What to work on - Retype the opening lines of the listing below, ending with the line that contains "from matplotlib.lines import Line2D", and leave out any pictures.

========================================================================

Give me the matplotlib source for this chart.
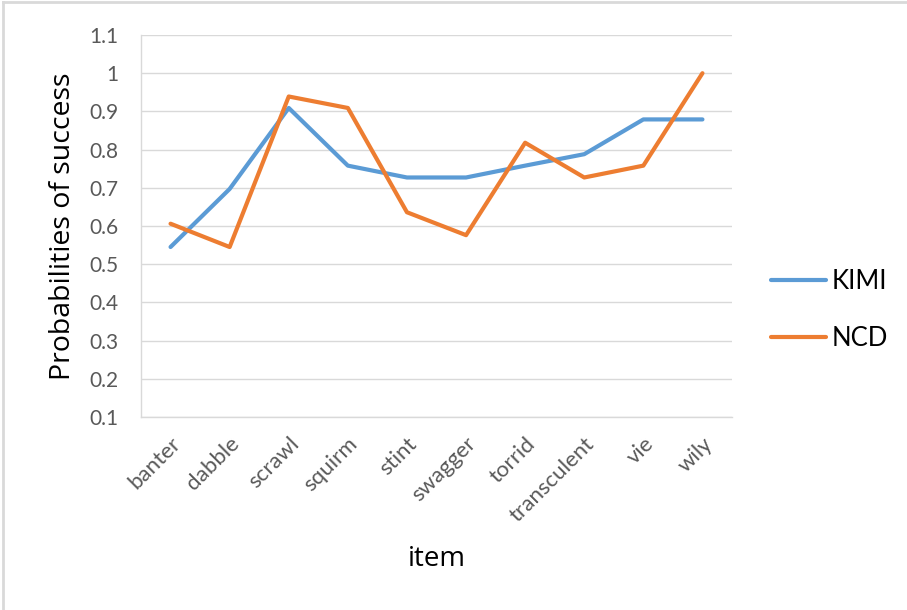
import matplotlib
matplotlib.use("Agg")
import matplotlib.pyplot as plt
from matplotlib.lines import Line2D

items = ["banter", "dabble", "scrawl", "squirm", "stint", "swagger",
         "torrid", "transculent", "vie", "wily"]
kimi = [0.545, 0.697, 0.909, 0.758, 0.727, 0.727, 0.758, 0.788, 0.879, 0.879]
ncd = [0.606, 0.545, 0.939, 0.909, 0.636, 0.576, 0.818, 0.727, 0.758, 1.0]
yticks = [0.1, 0.2, 0.3, 0.4, 0.5, 0.6, 0.7, 0.8, 0.9, 1.0, 1.1]
ytick_labels = ["0.1", "0.2", "0.3", "0.4", "0.5", "0.6", "0.7", "0.8", "0.9", "1", "1.1"]

blue = "#5B9BD5"
orange = "#ED7D31"
grid_col = "#D9D9D9"
tick_col = "#595959"

fig = plt.figure(figsize=(9.07, 6.10), dpi=100)
ax = fig.add_axes([141 / 907, 1 - 417 / 610, 591 / 907, 382 / 610])

x = list(range(len(items)))
ax.plot(x, kimi, color=blue, lw=3, solid_capstyle="round", label="KIMI")
ax.plot(x, ncd, color=orange, lw=3, solid_capstyle="round", label="NCD")

ax.set_xlim(-0.5, len(items) - 0.5)
ax.set_ylim(0.1, 1.1)
ax.set_yticks(yticks)
ax.set_yticklabels(ytick_labels, fontfamily="Lato", fontsize=15, color=tick_col)
ax.set_xticks(x)
ax.set_xticklabels(items, fontfamily="Lato", fontsize=16, color=tick_col,
                   rotation=45, ha="right", va="top", rotation_mode="anchor")
ax.tick_params(axis="y", length=0, pad=16.5)
ax.tick_params(axis="x", length=0, pad=12)

ax.grid(axis="y", color=grid_col, lw=1)
ax.set_axisbelow(True)
for side in ["top", "right"]:
    ax.spines[side].set_visible(False)
for side in ["left", "bottom"]:
    ax.spines[side].set_color(grid_col)
    ax.spines[side].set_linewidth(1)

ax.set_ylabel("Probabilities of success", fontfamily="Open Sans", fontsize=20.5, color="black")
ax.yaxis.set_label_coords(-0.132, 0.5)
ax.yaxis.label.set_va("center")
ax.set_xlabel("item", fontfamily="Open Sans", fontsize=20, color="black")
ax.xaxis.set_label_coords(0.5, -0.335)

leg = ax.legend(loc="center left", bbox_to_anchor=(771 / 907, 1 - 310 / 610),
                bbox_transform=fig.transFigure, frameon=False, borderpad=0,
                borderaxespad=0, handlelength=2.15, handletextpad=0.2,
                labelspacing=1.25, prop={"family": "Lato", "size": 18.5})

# chart border (only top and left edges are visible in the crop)
fig.add_artist(Line2D([3 / 907, 1], [1 - 2 / 610, 1 - 2 / 610], color=grid_col, lw=2))
fig.add_artist(Line2D([3 / 907, 3 / 907], [0, 1 - 2 / 610], color=grid_col, lw=2))

fig.savefig("out.png", dpi=100)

========================================================================

Completed task -
Give me the matplotlib source for this chart.
import matplotlib
matplotlib.use("Agg")
import matplotlib.pyplot as plt
from matplotlib.lines import Line2D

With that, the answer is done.